27th November 1783
The first reference to black holes is mentioned by John Michell, an English natural philosopher, in a paper for the Philosophical Transactions of the Royal Society of London. He called them "dark stars". Michell suggested that there might be many "dark stars" in the universe, and today astronomers believe that black holes do indeed exist at the centres of most galaxies. Michell proposed that astronomers could detect "dark stars" by looking for star systems which behaved gravitationally like two stars, but where only one star could be seen. It was an extraordinarily accurate prediction.
2nd November 2000
Permanent habitation of the International Space Station (ISS) begins. The first ISS component was launched in 1998, with the first long-term residents arriving on 2 November 2000 making it the longest continuous human presence in low Earth orbit, having surpassed the previous record of 9 years and 357 days by the Mir space station.
12th November 2014
The first soft landing on a comet.
The image above is an Artist’s impression of the Rosetta orbiter deploying the Philae lander to comet 67P/Churyumov–Gerasimenko. Credit: ESA–C. Carreau/ATG medialab. The robotic lander Philae lands on comet 67P/Churyumov–Gerasimenko . The lander touched down on the comet but bounced when its anchoring harpoons failed to deploy and a thruster designed to hold the probe to the surface did not fire. Despite the landing problems, the probe's instruments obtained the first images from a comet's surface. Several of the instruments on Philae made the first direct analysis of a comet, sending back data that will be analysed to determine the composition of the surface.

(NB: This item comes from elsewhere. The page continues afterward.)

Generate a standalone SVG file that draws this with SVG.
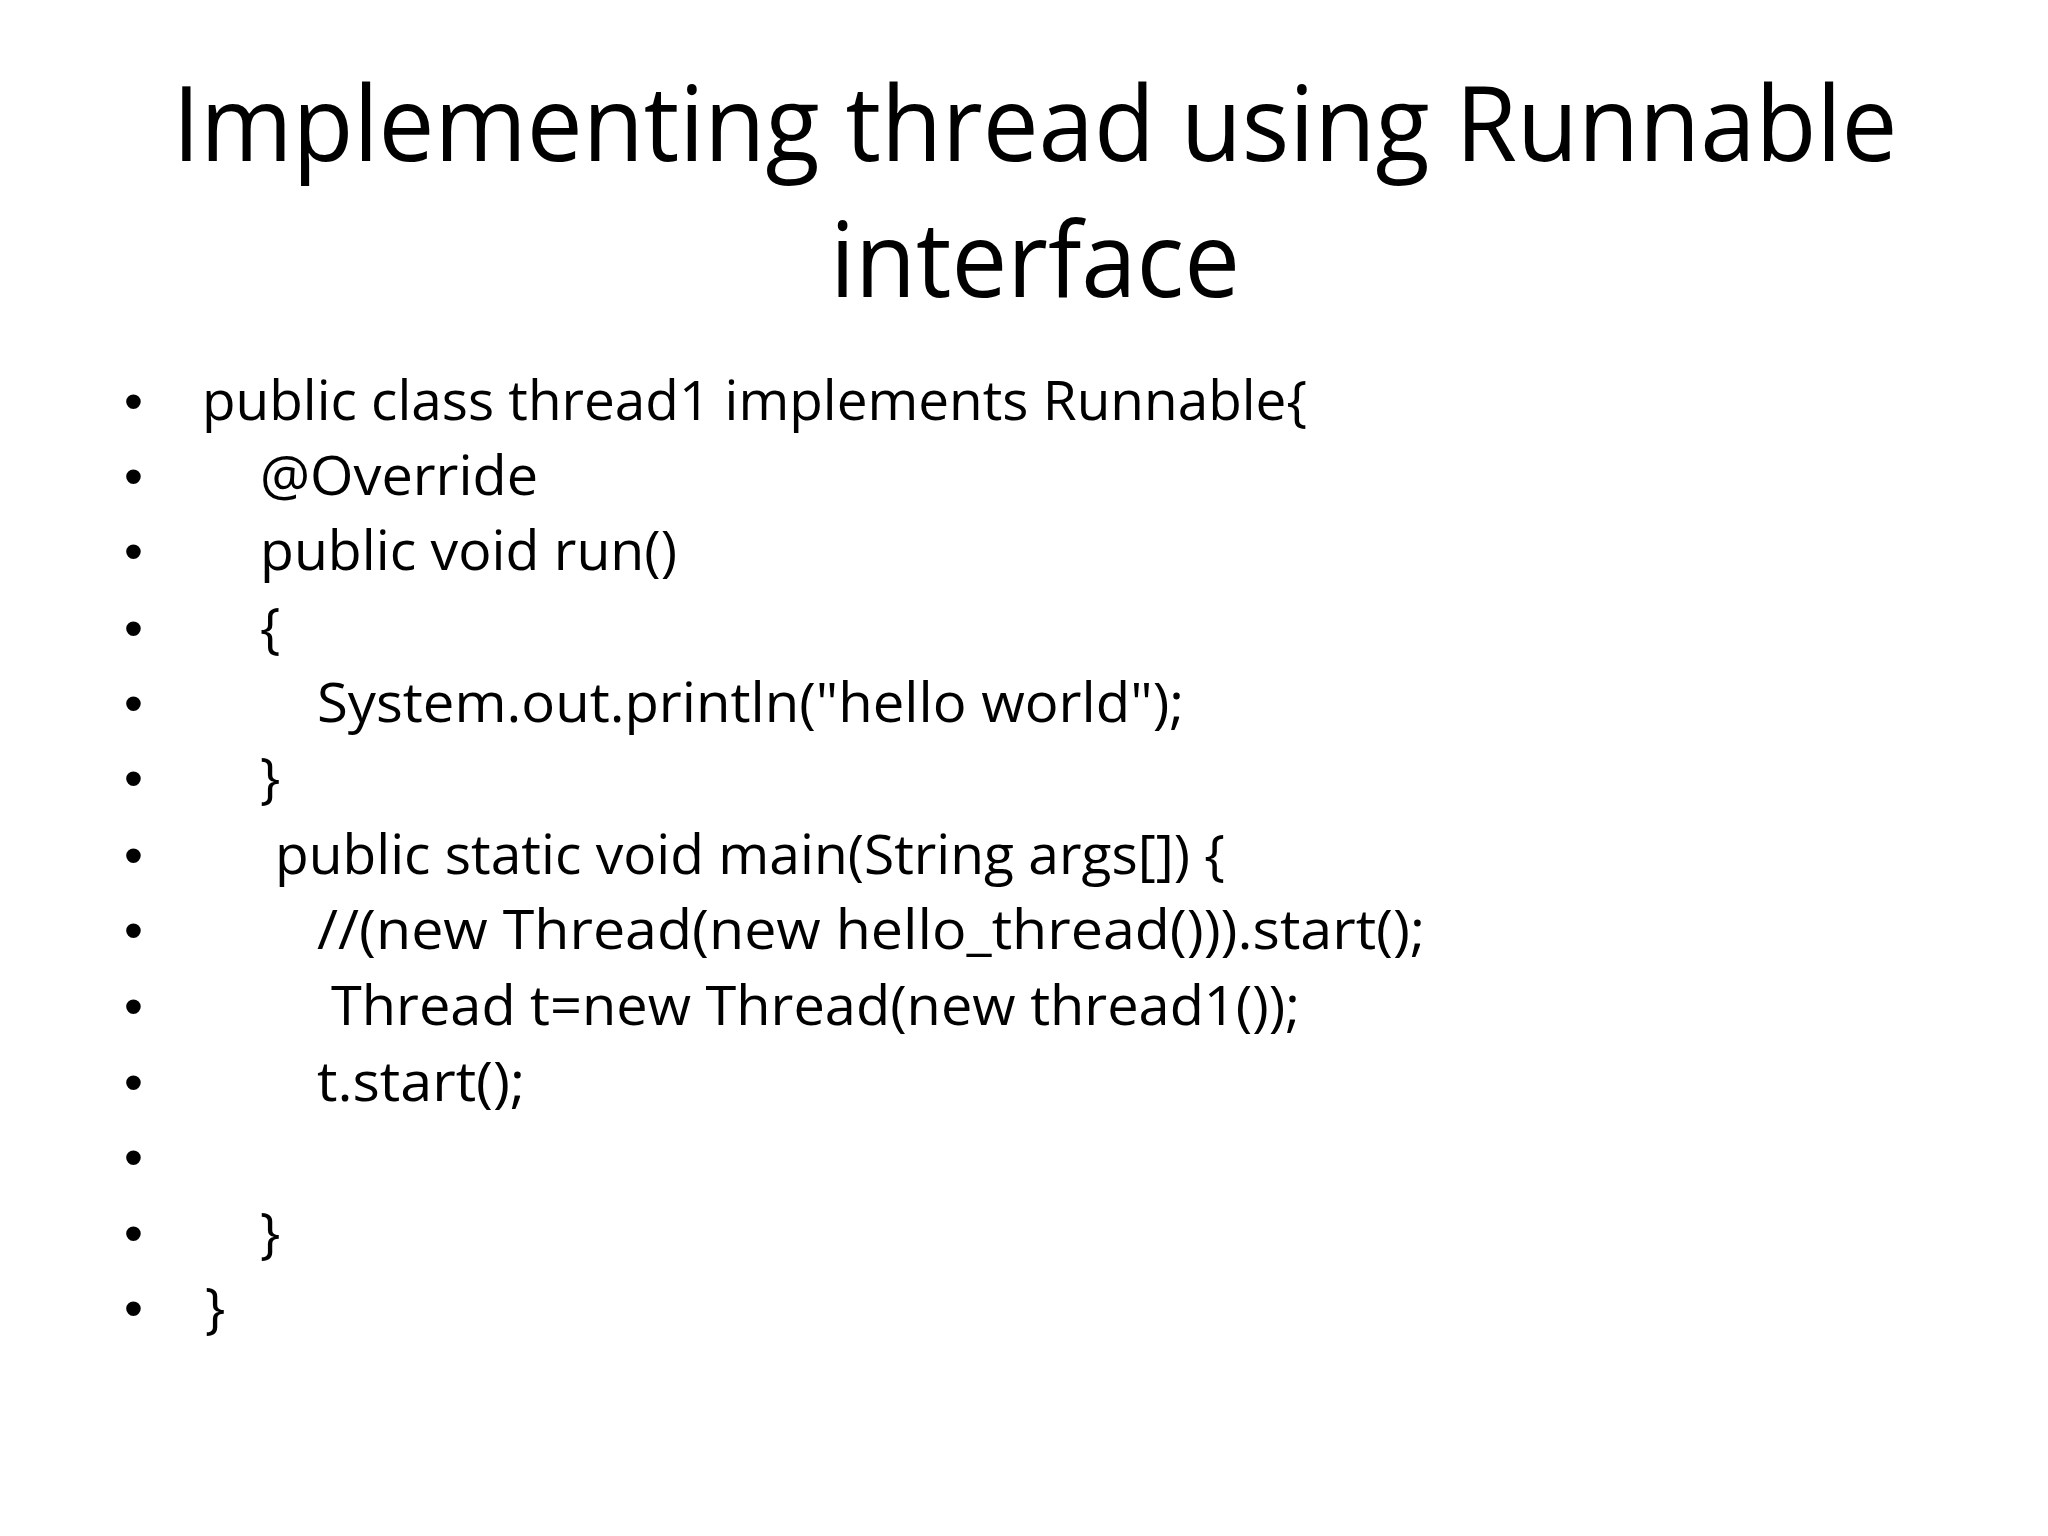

15th November 1738 Sir William Herschel. German-born British astronomer. Most of his prolific work in many areas of astronomy was done with his sister, fellow astronomer Caroline Herschel. In 1781 he discovered the planet Uranus while surveying stars using a telescope that he had built himself. Herschel would go on to identify almost a thousand double stars, discover the movement of the solar system through space and together with his son John would catalogue more than 4,600 nebulae. Craters on the Moon and Saturn’s moon, Mimas, are named for him. The etching above is 1896 Lithograph. Genre/Technique: Portrait prints. Lithographs, credit Wellcome Trust.
29th November 1803
Christian Doppler. Austrian mathematician and physicist. He is famous for his principle known as the Doppler Effect, which states that the observed frequency of a wave depends on the relative speed of the source and the observer. The effect causes the sudden change in pitch, such as in a passing siren, as well as the red shift seen by astronomers. He used this concept to explain the colour of binary stars.
2nd November 1885
Harlow Shapley. American scientist. He used RR Lyrae stars to estimate the size of the Milky Way Galaxy and the Sun's position within it and provided the first accurate model of the Milky Way. By observing Cepheid variable stars in globular clusters, Shapley calculated the distance to each cluster in the galaxy. He was head of the Harvard College Observatory. Among his many awards during his career was the Gold Medal of the Royal Astronomical Society awarded in 1934.